-- GOAL OF THE EXERCISE --
Exactly as written, write out the lines below from the first to the one containing "import plotly.graph_objects as go", inclusive. Pictures do not belong in the copy.

-- Records contained in a dataset --
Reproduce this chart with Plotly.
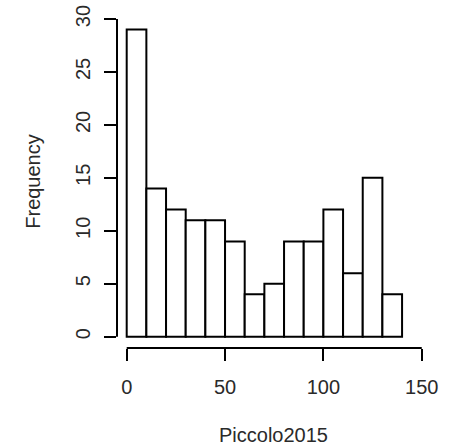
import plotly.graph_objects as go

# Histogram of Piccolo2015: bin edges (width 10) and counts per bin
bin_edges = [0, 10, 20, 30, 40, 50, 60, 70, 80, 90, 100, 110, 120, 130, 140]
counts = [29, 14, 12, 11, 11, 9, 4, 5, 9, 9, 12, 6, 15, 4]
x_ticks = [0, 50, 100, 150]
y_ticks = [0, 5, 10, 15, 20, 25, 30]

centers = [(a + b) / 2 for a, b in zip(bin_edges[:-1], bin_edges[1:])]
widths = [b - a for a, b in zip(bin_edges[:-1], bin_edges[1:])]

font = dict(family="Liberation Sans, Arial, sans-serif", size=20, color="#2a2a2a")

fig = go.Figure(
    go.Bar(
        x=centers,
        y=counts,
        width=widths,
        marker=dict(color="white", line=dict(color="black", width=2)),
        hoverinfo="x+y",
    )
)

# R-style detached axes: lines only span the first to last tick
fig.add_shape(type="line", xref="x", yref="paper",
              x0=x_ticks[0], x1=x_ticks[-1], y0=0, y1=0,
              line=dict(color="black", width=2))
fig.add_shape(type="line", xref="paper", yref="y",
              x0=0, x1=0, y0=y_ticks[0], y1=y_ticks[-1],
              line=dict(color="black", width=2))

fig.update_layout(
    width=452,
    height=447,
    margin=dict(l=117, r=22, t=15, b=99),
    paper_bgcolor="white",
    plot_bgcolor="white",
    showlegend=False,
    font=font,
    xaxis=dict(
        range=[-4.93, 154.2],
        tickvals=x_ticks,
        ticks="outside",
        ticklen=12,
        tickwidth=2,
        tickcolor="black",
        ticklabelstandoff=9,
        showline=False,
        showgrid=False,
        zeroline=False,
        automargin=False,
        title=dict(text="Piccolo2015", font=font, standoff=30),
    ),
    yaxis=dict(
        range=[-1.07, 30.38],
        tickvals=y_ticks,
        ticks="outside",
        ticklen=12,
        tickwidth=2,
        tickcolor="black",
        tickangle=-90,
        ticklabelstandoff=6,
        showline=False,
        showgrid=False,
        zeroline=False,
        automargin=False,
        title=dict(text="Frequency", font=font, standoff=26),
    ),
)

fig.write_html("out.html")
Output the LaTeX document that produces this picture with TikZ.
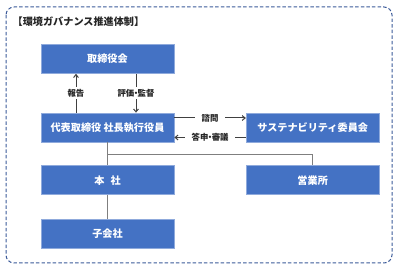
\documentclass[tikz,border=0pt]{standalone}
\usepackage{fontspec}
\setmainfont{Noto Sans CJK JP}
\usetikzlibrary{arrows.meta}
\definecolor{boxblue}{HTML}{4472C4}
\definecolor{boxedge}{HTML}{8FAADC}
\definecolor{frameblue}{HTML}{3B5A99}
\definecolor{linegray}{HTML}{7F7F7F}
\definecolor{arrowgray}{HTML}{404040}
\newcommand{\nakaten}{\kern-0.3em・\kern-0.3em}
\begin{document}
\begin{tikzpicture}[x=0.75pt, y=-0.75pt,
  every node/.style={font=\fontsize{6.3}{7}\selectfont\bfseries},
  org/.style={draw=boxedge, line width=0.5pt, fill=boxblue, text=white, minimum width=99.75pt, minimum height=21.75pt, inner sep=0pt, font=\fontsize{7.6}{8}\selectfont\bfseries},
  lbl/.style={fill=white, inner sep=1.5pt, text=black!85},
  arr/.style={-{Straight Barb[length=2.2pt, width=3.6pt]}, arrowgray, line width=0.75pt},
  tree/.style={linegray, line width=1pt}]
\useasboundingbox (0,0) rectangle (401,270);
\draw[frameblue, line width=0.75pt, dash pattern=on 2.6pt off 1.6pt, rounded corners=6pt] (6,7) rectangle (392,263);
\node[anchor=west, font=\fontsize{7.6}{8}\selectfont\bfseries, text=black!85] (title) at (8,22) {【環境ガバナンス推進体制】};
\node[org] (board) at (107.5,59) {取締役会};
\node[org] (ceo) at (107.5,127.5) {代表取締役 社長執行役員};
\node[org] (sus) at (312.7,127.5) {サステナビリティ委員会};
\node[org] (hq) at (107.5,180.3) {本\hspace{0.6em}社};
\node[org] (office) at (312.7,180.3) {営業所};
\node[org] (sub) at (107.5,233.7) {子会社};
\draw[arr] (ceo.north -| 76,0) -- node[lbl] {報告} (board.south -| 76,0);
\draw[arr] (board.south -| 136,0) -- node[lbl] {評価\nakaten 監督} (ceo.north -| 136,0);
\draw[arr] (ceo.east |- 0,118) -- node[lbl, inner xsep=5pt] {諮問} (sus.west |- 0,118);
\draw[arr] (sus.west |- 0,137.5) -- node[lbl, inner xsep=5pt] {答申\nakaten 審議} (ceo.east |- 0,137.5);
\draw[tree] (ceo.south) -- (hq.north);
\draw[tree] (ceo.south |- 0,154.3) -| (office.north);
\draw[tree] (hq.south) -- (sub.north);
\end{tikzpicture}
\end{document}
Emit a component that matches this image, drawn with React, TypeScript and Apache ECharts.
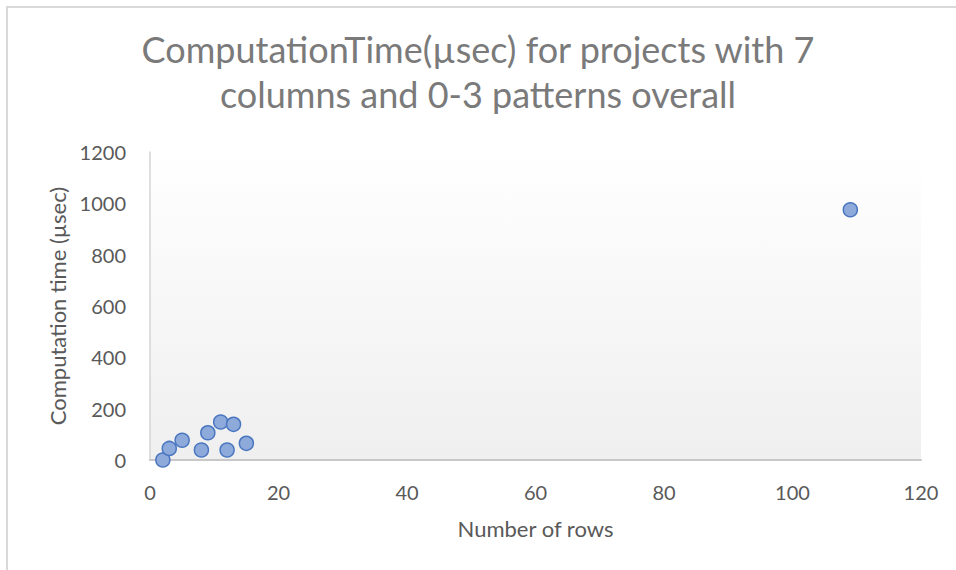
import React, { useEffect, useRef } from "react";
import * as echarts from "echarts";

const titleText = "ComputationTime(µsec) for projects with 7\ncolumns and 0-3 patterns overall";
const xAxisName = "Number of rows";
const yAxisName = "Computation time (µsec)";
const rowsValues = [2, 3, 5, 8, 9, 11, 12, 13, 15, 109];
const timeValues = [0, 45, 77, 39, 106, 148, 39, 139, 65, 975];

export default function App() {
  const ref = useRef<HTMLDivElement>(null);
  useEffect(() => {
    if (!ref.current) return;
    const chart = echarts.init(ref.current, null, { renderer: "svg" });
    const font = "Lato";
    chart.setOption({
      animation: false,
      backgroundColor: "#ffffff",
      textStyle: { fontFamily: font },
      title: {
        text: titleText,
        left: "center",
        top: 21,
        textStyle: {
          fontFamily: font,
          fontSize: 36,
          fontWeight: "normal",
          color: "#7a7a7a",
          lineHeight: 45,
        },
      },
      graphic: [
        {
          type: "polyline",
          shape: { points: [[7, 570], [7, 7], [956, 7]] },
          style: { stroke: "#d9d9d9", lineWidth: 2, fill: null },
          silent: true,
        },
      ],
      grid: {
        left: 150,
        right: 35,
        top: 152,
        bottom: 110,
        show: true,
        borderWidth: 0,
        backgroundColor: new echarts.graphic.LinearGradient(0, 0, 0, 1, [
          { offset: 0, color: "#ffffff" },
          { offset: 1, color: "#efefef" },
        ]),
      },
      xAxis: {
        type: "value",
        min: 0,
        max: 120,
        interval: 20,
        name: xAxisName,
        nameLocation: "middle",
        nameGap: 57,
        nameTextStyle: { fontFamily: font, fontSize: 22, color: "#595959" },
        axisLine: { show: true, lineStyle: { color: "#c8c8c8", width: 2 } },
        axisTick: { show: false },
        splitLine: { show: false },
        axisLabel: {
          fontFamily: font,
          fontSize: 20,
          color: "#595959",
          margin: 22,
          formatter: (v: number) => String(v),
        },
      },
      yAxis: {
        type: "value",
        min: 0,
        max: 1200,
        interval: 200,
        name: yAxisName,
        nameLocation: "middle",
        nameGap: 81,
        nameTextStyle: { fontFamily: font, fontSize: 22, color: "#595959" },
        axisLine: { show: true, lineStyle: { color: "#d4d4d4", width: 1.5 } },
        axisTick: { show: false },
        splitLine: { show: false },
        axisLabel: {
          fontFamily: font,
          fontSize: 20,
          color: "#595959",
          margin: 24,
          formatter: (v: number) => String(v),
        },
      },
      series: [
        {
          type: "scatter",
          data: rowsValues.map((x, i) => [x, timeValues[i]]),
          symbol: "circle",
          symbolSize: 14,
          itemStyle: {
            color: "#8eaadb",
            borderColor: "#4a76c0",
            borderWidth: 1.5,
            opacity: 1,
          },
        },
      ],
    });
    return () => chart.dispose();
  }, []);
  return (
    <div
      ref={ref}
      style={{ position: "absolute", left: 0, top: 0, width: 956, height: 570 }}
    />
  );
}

-- RESULT --
Reproduce this chart with Plotly.
import plotly.graph_objects as go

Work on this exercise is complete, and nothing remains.